▸ **GIVEN REQUEST**: Give back exactly the lines from the beginning of the listing below to the line holding "execute at begin", both ends included; the pictures stay out.
* begin *
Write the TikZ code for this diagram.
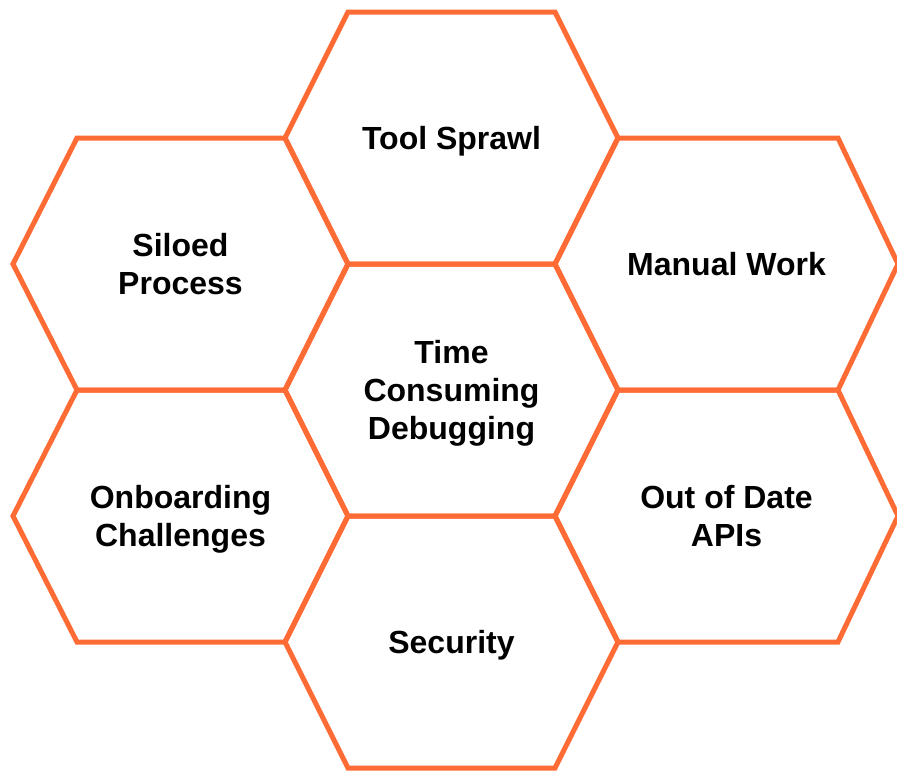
\documentclass[tikz,border=0pt]{standalone}
\usepackage{fontspec}
\setmainfont{Liberation Sans}
\usepackage{tikz}
\definecolor{hexorange}{HTML}{FF6B35}
\newcommand{\cellrise}{126}
\tikzstyle{cell}=[draw=hexorange, line width=5pt, line join=miter]
\tikzstyle{celllabel}=[align=center, inner sep=0, text=black, text depth=0pt,
                       font=\bfseries\fontsize{32}{38}\selectfont]
\tikzstyle{honeycomb}=[x=1pt, y=-1pt,
                       % Fix the margins of the page.
                       execute at begin picture={\useasboundingbox (0,0) rectangle (897,771);}]

\begin{document}
\begin{tikzpicture}[honeycomb]
    % left point / top left / top right / right point / centre y
    \foreach \l/\tl/\tr/\r/\cy/\name/\txt in {
        285/348/555/618/138/sprawl/{Tool Sprawl},
        13/77/285/348/264/siloed/{Siloed\\Process},
        555/618/838/898/264/manual/{Manual Work},
        285/348/555/618/390/debug/{Time\\Consuming\\Debugging},
        13/77/285/348/516/onboard/{Onboarding\\Challenges},
        555/618/838/898/516/apis/{Out of Date\\APIs},
        285/348/555/618/642/security/{Security}} {
        \draw[cell] (\l,\cy) -- (\tl,\cy-\cellrise) -- (\tr,\cy-\cellrise)
            -- (\r,\cy) -- (\tr,\cy+\cellrise) -- (\tl,\cy+\cellrise) -- cycle;
        \node[celllabel] (\name) at ({(\l+\r)/2},\cy) {\txt};
    }
\end{tikzpicture}
\end{document}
* end *
▸ **OUTPUT FOR THIS EXERCISE**:
Write the TikZ code for this diagram.
\documentclass[tikz,border=0pt]{standalone}
\usepackage{fontspec}
\setmainfont{Liberation Sans}
\usepackage{tikz}
\definecolor{hexorange}{HTML}{FF6B35}
\newcommand{\cellrise}{126}
\tikzstyle{cell}=[draw=hexorange, line width=5pt, line join=miter]
\tikzstyle{celllabel}=[align=center, inner sep=0, text=black, text depth=0pt,
                       font=\bfseries\fontsize{32}{38}\selectfont]
\tikzstyle{honeycomb}=[x=1pt, y=-1pt,
                       % Fix the margins of the page.
                       execute at begin picture={\useasboundingbox (0,0) rectangle (897,771);}]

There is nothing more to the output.